Petition Update: Clarification, Accountability & Renewed Focus
To everyone who has stood with me thank you. In just over 32 hours, more than 42,500 people have signed this petition calling for the deportation of Thomas Sewell. That level of support speaks volumes about how deeply Australians care about justice, safety, and standing up to hate.
I want to take a moment to clarify and apologise for an error in the original petition description.
When I launched this campaign, I stated that Sewell could be deported under existing law due to his dual citizenship and violent conduct. After further research, I’ve learned that while Sewell was born in New Zealand and New Zealand law at the time automatically granted citizenship to anyone born on NZ soil there is no public record confirming or denying whether he still holds that citizenship today.
I’ve now made the petition more legally sound and given it an actual achievable goal. This is still about the deportation of Sewell; but first we need to fix the system that protects violent extremists while failing vulnerable communities, by push the federal parliament to reform the Australian Citizens Act.
Here’s what we now understand:
• Sewell would have been granted NZ citizenship at birth unless his parents were foreign diplomats (and there’s no evidence they were).
• He became an Australian citizen, likely before 2012, as required for his enlistment in the Australian Army.
• There’s no record of him renouncing NZ citizenship, which is a formal legal process.

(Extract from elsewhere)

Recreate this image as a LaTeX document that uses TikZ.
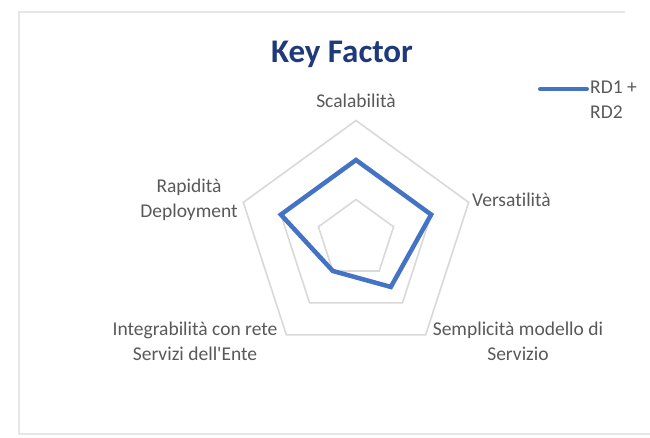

• So while we can’t confirm dual citizenship with absolute certainty, the legal context strongly supports the likelihood that he holds both.
I take full responsibility for the earlier oversimplification. I acted in good faith, based on the best information available, but I now recognise that the legal framework is more complex than I had presented. I sincerely apologise to anyone who felt misled or disappointed. That was never my intention.
But this is not a setback it’s a pivot. A moment to strengthen our case, sharpen our focus, and push for real change.
This petition now calls for two things:
1. The revocation of Thomas Sewell’s Australian citizenship through a court-authorised process, based on his violent extremist conduct and likely dual nationality.
2. Urgent reform of the Australian Citizenship Act 2007, so that individuals convicted of serious hate-fueled crimes can have their citizenship revoked and be subject to deportation with full judicial oversight and constitutional safeguards.
We are not backing down. We are evolving. And we are demanding a legal system that protects communities, not extremists.
Thank you for standing with me. Let’s keep going.